Wine is the next sector to be targeted for reform in the CAP with proposals to be unveiled in the next couple of days. Farm Commissioner Mariann Fischer Boel seems to be hoping that a successful wine reform will reinforce her credibility as someone who can bring about meaningful change. But she is well aware of the challenge ahead. She told the informal meeting of farm ministers at the end of May, 'There are so many cultural feelings on wine, I would consider [the reform] is going to be even more difficult than the sugar discussions.'
Whatever shape the reform takes the EU is still going to spend €1.2 billion a year on wine subsidies, but the aim is to spend less of the money on the wine that no one is going to drink and is distilled into industrial alcohol or bioethanol. As wine drinkers, especially those looking for a reasonably priced but drinkable wine, turn to 'new world' wines such as those from Australia and Chile, European wines need to become more competitive. My own consumption pattern is probably not unusual in the UK - Australian or Chilean wines for everyday drinking, and more expensive German, Alsatian or Italian wines for more special occasions.

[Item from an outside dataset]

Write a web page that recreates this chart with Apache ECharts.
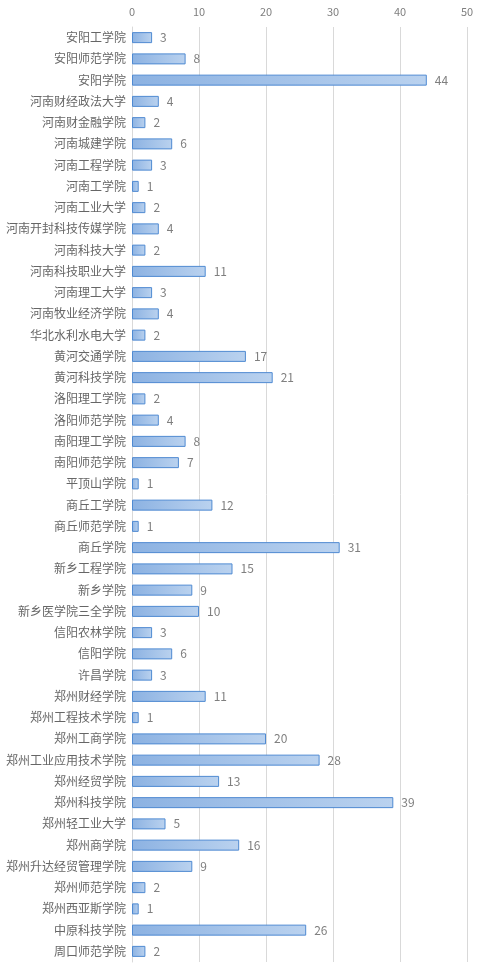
<!DOCTYPE html>
<html>
<head>
<meta charset="utf-8">
<script src="https://cdn.jsdelivr.net/npm/echarts@6/dist/echarts.min.js"></script>
<style>
  html, body { margin: 0; padding: 0; background: #fff; }
  #chart { width: 478px; height: 965px; }
</style>
</head>
<body>
<div id="chart"></div>
<script>
// 学校名称
var schools = [
  '安阳工学院', '安阳师范学院', '安阳学院', '河南财经政法大学', '河南财金融学院',
  '河南城建学院', '河南工程学院', '河南工学院', '河南工业大学', '河南开封科技传媒学院',
  '河南科技大学', '河南科技职业大学', '河南理工大学', '河南牧业经济学院', '华北水利水电大学',
  '黄河交通学院', '黄河科技学院', '洛阳理工学院', '洛阳师范学院', '南阳理工学院',
  '南阳师范学院', '平顶山学院', '商丘工学院', '商丘师范学院', '商丘学院',
  '新乡工程学院', '新乡学院', '新乡医学院三全学院', '信阳农林学院', '信阳学院',
  '许昌学院', '郑州财经学院', '郑州工程技术学院', '郑州工商学院', '郑州工业应用技术学院',
  '郑州经贸学院', '郑州科技学院', '郑州轻工业大学', '郑州商学院', '郑州升达经贸管理学院',
  '郑州师范学院', '郑州西亚斯学院', '中原科技学院', '周口师范学院'
];
// 数量
var counts = [
  3, 8, 44, 4, 2,
  6, 3, 1, 2, 4,
  2, 11, 3, 4, 2,
  17, 21, 2, 4, 8,
  7, 1, 12, 1, 31,
  15, 9, 10, 3, 6,
  3, 11, 1, 20, 28,
  13, 39, 5, 16, 9,
  2, 1, 26, 2
];
// 刻度
var xTicks = [0, 10, 20, 30, 40, 50];

var chart = echarts.init(document.getElementById('chart'));

var option = {
  animation: false,
  textStyle: {
    fontFamily: '"Noto Sans CJK SC", "Noto Sans", sans-serif'
  },
  grid: {
    left: 132,
    right: 11,
    top: 27,
    bottom: 3,
    containLabel: false
  },
  xAxis: {
    type: 'value',
    position: 'top',
    min: xTicks[0],
    max: xTicks[xTicks.length - 1],
    interval: 10,
    axisLine: { show: false },
    axisTick: { show: false },
    axisLabel: {
      color: '#7f7f7f',
      fontSize: 11,
      margin: 10
    },
    splitLine: {
      lineStyle: { color: '#d9d9d9', width: 1 }
    }
  },
  yAxis: {
    type: 'category',
    inverse: true,
    data: schools,
    axisLine: {
      show: true,
      lineStyle: { color: '#d9d9d9' }
    },
    axisTick: { show: false },
    axisLabel: {
      color: '#666666',
      fontSize: 12,
      margin: 6
    }
  },
  series: [{
    type: 'bar',
    data: counts,
    barWidth: 11,
    itemStyle: {
      color: new echarts.graphic.LinearGradient(0, 0, 1, 0, [
        { offset: 0, color: '#8cb2e2' },
        { offset: 1, color: '#bad2ef' }
      ]),
      borderColor: '#4f8ad2',
      borderWidth: 1
    },
    label: {
      show: true,
      position: 'right',
      distance: 8,
      color: '#7f7f7f',
      fontSize: 12
    }
  }]
};

chart.setOption(option);
</script>
</body>
</html>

The EU has been considering four broad options: keeping the status quo, carrying out a fundamental reform, implementing the 2003 CAP changes in the sector, or endorsing a complete deregulation of the market. Because this is the CAP we are talking about, the two more radical options are not really on the table.
The most likely mix is temporarily encouraging wine producers to 'grub up' their vines in return for funding, although such policies have not always been cost effective in the past, and extending the current restrictions on planting rights until 2013. Many of the existing cash subsidies would be cut back and overall EU production would be reduced. This would not be welcome news for traditional wine producing nations like France, Italy and Spain.
Incidentally, England does not yet produce enough wine to come within the EU regime but could do in the future if the area occupied by vineyards continues to grow, encouraged by the prospect of global warming. Many of the existing vineyards are boutique wineries, often appealing to a tourist market. English wines can be of good quality, but often cost more than a comparable wine from the continent.
For good reasons, Fischer Boel has particularly targeted crisis distillation. She stated, 'Crisis distillation is becoming a depressingly regular feature of our common organisation for wine. While it offers temporary assistance to producers, it does not deal with the core of the problem - that Europe is producing too much wine for which there is no market.'
The problems the EU faces in this area is shown by the news that French wine growers will receive extra money from their own government to supplement the crisis distillation cash awarded to them recently by the Commission. The EU Wine Management Committee agreed to allow France to convert up to 1.5 million hectolitres of table wine and 1.5 million hl of quality wine into bioethanol. Unpopular French prime minister Dominique de Villepin is calling for 'exceptional national measures' to supplement the Commission's subsidy, a move that is probaby illegal.
I have just got hold of an interesting book on The World's Wine Markets: Globalization at Work edited by Kym Anderson and published by Edward Elgar and I will report any interesting points made when I have read it.